人と人形は何も変わらない 1

 我々が慣れた用語で言うところの主観-客観という形式において、根本的な見方 基礎的観点からみると主観と客観は同値になる。主観は自身の観念、信念、あるいは感情、そして自身のもつ知識、情報により構成された自分の視点だ。他方客観とは多数の人が観ても同じになるような視点、自身から独立した第三者の立場といった所か。二つの言葉は対義語として定義されている。
 より包括的に考えれば考えるほど、基礎的構造に目を向けば向くほど、二元論は五分五分に近づいてゆく。互いの中に互いが存在することに気づいてゆく。故に大局を見ていくと主観の中に客観、客観の中に主観を捉えてゆく。
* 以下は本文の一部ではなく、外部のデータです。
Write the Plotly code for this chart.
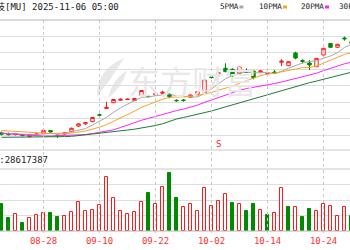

 自身の外側の事柄を変えようとする時、私たちは苦戦を強いる場合がある。例えば仕事で結果を出そうと努力したり、学歴をつけようと勉学に勤しんだり、努力をしても結果の出ない事例を自他共に見ることはあるだろう。基礎的な一つの見解として 外を変える時内も変わる 物理で言う作用反作用近い。外にしか目をやらない、または内側のみに閉じこもる時困難に直面する。外界に対してなんらかの私的な変革を実現するには、自身のbelief(観念、信念)またはknowledge(具体的な知識)にも相応の変質が必要になる。逆も然り。
 一度内側に対して極めて大きな論考をしてみよう。己の中には全てがある。例えば友人や恋人から一瞬だけすれ違った人物、住んでる家から電車で通り過ぎた名も知らぬ土地まで、または今日着ている服からふと広告で目に入った衣装 といった具合に少しでも認識したものなら全て自己の中の、それも極めて狭い範囲にある。自己の外に外在するものはまた、内在している。同値関係だ。
もし自分自身を外と内、主観と客観の境界線、認識そのものと定義するなら、認識したものはしてないものより自身に近いと外的、または内的に言えるだろう。
 個別的な事物より抽象的な事象のほうが扱いやすい。特定の事柄には個別的故に複数の抽象的概念が組み合わされているから、多数の概念全てに深く関わるよりどれか一つに絞ったほうが願望は叶えやすい。